# Start of Dataset excerpt

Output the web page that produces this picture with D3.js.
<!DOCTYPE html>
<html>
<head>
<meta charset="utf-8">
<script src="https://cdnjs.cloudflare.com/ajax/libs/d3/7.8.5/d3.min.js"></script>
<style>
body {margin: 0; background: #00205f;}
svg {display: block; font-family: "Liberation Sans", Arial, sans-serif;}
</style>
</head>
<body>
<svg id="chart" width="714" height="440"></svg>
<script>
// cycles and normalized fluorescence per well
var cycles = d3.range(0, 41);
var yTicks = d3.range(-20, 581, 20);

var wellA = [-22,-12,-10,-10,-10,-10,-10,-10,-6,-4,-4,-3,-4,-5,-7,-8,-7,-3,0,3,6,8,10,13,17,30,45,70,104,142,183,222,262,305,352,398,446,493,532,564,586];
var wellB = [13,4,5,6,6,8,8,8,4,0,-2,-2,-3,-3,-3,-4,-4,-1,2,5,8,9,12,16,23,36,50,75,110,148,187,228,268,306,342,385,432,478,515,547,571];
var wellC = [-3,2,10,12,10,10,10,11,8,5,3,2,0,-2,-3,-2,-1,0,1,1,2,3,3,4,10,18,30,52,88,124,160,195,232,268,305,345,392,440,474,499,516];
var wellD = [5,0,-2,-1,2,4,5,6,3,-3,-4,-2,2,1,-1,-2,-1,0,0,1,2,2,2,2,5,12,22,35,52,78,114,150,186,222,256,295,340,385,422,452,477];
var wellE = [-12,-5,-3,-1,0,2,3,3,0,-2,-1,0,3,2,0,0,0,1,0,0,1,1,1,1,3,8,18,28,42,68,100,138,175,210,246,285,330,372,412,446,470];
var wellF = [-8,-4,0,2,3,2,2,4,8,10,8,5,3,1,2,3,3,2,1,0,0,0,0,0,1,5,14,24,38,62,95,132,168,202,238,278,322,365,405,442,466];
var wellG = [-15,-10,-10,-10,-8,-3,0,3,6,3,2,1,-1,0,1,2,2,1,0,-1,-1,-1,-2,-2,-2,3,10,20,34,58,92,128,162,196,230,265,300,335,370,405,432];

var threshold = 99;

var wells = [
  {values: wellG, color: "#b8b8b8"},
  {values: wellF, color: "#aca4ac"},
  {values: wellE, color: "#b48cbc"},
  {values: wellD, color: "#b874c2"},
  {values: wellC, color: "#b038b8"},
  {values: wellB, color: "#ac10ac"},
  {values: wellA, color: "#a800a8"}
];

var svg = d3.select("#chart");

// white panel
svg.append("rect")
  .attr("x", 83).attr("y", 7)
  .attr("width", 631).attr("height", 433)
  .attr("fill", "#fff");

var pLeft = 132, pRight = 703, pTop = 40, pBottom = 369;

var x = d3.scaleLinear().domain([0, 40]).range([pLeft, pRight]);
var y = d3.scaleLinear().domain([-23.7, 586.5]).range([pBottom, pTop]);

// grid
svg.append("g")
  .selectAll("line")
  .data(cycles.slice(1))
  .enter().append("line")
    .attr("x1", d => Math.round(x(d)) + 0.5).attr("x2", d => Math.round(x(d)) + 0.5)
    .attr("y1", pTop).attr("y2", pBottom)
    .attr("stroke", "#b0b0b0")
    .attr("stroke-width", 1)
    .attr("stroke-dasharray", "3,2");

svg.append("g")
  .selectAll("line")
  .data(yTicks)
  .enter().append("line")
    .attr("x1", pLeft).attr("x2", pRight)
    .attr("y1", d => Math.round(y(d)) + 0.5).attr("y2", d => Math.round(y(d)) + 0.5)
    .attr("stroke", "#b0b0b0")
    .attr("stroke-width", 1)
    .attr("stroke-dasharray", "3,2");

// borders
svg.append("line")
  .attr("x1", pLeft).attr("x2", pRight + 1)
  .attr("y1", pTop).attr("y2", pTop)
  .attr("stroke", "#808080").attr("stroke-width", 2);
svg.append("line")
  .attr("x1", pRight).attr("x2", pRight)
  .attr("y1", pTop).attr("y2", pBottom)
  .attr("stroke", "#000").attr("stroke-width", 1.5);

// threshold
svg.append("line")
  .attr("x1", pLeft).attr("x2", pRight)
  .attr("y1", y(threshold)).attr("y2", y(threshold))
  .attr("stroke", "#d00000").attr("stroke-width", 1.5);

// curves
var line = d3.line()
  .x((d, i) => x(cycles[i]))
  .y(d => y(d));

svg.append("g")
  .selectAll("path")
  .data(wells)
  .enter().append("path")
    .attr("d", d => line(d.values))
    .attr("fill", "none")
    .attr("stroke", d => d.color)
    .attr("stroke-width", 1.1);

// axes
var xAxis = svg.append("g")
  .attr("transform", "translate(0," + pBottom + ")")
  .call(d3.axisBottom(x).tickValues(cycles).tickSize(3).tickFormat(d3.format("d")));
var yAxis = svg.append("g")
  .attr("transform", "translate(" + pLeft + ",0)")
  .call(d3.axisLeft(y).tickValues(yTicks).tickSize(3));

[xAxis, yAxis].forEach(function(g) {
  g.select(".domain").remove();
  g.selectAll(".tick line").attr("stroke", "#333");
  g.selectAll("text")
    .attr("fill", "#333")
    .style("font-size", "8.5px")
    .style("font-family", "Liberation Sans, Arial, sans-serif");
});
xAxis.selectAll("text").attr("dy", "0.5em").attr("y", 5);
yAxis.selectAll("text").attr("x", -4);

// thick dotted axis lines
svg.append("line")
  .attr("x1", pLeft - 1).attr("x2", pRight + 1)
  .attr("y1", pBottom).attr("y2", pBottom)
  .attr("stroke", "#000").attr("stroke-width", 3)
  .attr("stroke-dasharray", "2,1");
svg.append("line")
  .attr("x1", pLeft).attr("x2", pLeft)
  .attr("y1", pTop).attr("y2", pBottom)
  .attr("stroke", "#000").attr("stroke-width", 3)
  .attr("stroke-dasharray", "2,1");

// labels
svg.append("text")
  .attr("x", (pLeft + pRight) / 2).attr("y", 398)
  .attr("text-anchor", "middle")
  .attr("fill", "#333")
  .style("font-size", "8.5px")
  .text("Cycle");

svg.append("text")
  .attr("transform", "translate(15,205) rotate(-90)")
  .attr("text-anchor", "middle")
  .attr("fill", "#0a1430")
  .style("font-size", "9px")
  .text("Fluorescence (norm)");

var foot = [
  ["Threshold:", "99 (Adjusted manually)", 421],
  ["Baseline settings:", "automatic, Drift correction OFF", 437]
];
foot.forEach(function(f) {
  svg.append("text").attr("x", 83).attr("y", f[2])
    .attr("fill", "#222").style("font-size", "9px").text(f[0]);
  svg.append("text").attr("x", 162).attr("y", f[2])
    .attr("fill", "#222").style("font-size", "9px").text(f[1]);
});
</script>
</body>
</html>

# End of Dataset excerpt

From the opening line of the data above, please print each line as written up to and including the line that contains "var yTicks = d3.range(-20, 581, 20);", and nothing more.

Exercise response:
Output the web page that produces this picture with D3.js.
<!DOCTYPE html>
<html>
<head>
<meta charset="utf-8">
<script src="https://cdnjs.cloudflare.com/ajax/libs/d3/7.8.5/d3.min.js"></script>
<style>
body {margin: 0; background: #00205f;}
svg {display: block; font-family: "Liberation Sans", Arial, sans-serif;}
</style>
</head>
<body>
<svg id="chart" width="714" height="440"></svg>
<script>
// cycles and normalized fluorescence per well
var cycles = d3.range(0, 41);
var yTicks = d3.range(-20, 581, 20);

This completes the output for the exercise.